Firenze

«Un ampio confronto per il bene di Firenze»

di Riccardo BigiLa città ha bisogno di un rinnovato slancio creativo e di una rinnovata solidarietà». Le parole del cardinale Antonelli, nell’omelia pronunciata in Cattedrale durante la Messa nel quarantennale dell’Alluvione, hanno scosso l’opinione pubblica fiorentina. Il sindaco Leonardo Domenici ha accolto con favore il richiamo del Cardinale, e ha chiesto di aprire un confronto per individuare obiettivi e percorsi su cui lavorare. Secondo don Giovanni Momigli, direttore dell’Ufficio di pastorale sociale della Diocesi, l’importante adesso è che le parole dell’Arcivescovo non siano utilizzate per una polemica sterile sul «degrado» della città, ma siano di stimolo per un dibattito di alto livello, che permetta alla città di ritrovare grandi ideali.
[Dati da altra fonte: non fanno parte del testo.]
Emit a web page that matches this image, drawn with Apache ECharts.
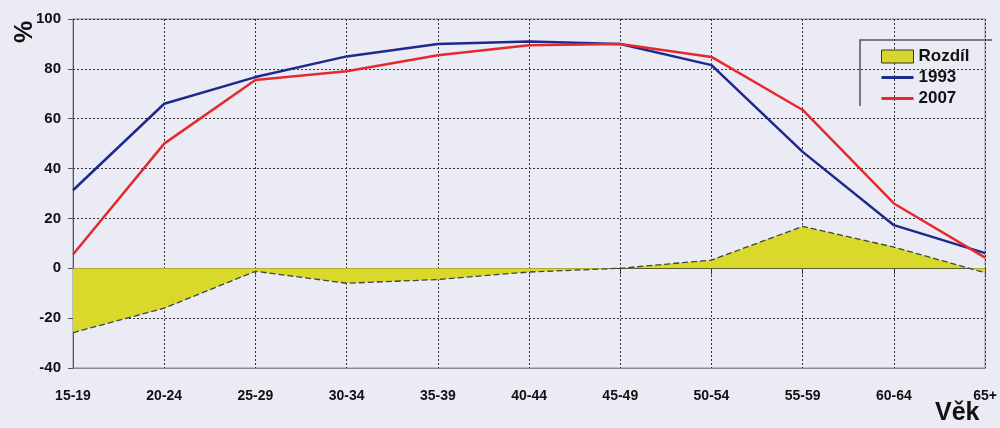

«La città ha bisogno di un rinnovato slancio creativo e di una rinnovata solidarietà». Che cosa significa, don Momigli, questa affermazione?

«Lo dice lo stesso Cardinale nel proseguo della sua omelia: è necessario fare sintesi. Sintesi fra memoria e innovazione; fra commercio, turismo e mondo della produzione; fra abitazioni e servizi; fra interessi particolari e interesse generale. Ecco perché occorre solidarietà, la quale esige un progetto condiviso ed un forte impegno di ciascun soggetto. Come ci ricorda il Compendio della Dottrina Sociale Cristiana: “il bene comune impegna tutti i membri della società: nessuno è esente dal collaborare a seconda delle proprie capacità, al suo raggiungimento e al suo sviluppo”». Anche la chiesa si ritiene impegnata?

«Mi sembra importante che siano soprattutto chiari due concetti: Primo, che le pubbliche amministrazioni non possono da sole affrontare e risolvere tutti i problemi sul tappeto, ma debbono imprimere nei vari campi un indispensabile stimolo ed un chiaro orientamento, assicurando – per la parte che loro compete – quelle condizioni senza le quali è difficile che i vari soggetti possano fare la loro parte. Se questo manca nessuno sviluppo appare possibile. Secondo, che anche la Chiesa è chiamata a fare la sua parte. Che consiste prima di tutto nel manifestare e professare la propria fede in Gesù Cristo, come ha detto il Cardinale Antonelli nella sua omelia del 4 novembre. E poi consiste nel porre a servizio della città i valori che derivano dalla sua fede, nonché nel sollecitare e favorire forme di dialogo e di attenzione, nel mettere a disposizione le proprie possibilità di ascolto e la ricchezza delle iniziative, anche nascoste, che quotidianamente vengono realizzate dalla comunità ecclesiale nei vari campi, dalla tutela del patrimonio culturale ed artistico, alle formazione delle coscienze, alla attività di cura della persona».

Martedì mattina, lei ha avuto un incontro col Sindaco di Firenze, Domenici, cosa ci può dire?

«Principalmente abbiamo messo a fuoco che anche per dare diversa consistenza ed efficacia alle cose concrete c’è bisogno di una visione più ampia. Ciò che serve a questa città è quello “slancio creativo” di cui parla il Cardinale. E questo slancio può divenire possibile se si smette di parlarsi addosso e di chiudersi nelle proprie ragioni, oltre che nei propri egoismi. Questa città ha prima di tutto bisogno di pensare in grande, di volare alto, di ritrovare grandi ideali, grandi speranze, grandi convinzioni, come ha detto il Cardinale nella sua omelia. Occorre recuperare la consapevolezza che Firenze non è solo dei fiorentini, come ha dimostrato anche la tragedia dell’alluvione. Occorre dunque sviluppare convergenze su obiettivi strategici e non limitarsi a gestire le emergenze».

Quindi è necessaria una visione più complessiva dei problemi?

«Certamente. Se non si affrontano i problemi quotidiani collocandoli in una visione alta della città e della convivenza, soprattutto in questa fase storica dove le città divengono sempre più complesse, pluriculturali e multireligiose, l’immobilismo che oggi sembra caratterizzare la città, rischia una pericolosa involuzione e di sfociare in conflitti profondi e trasversali. La storia sembra dirci: o siete innovatori continui e responsabili, o siete destinati alla residualità».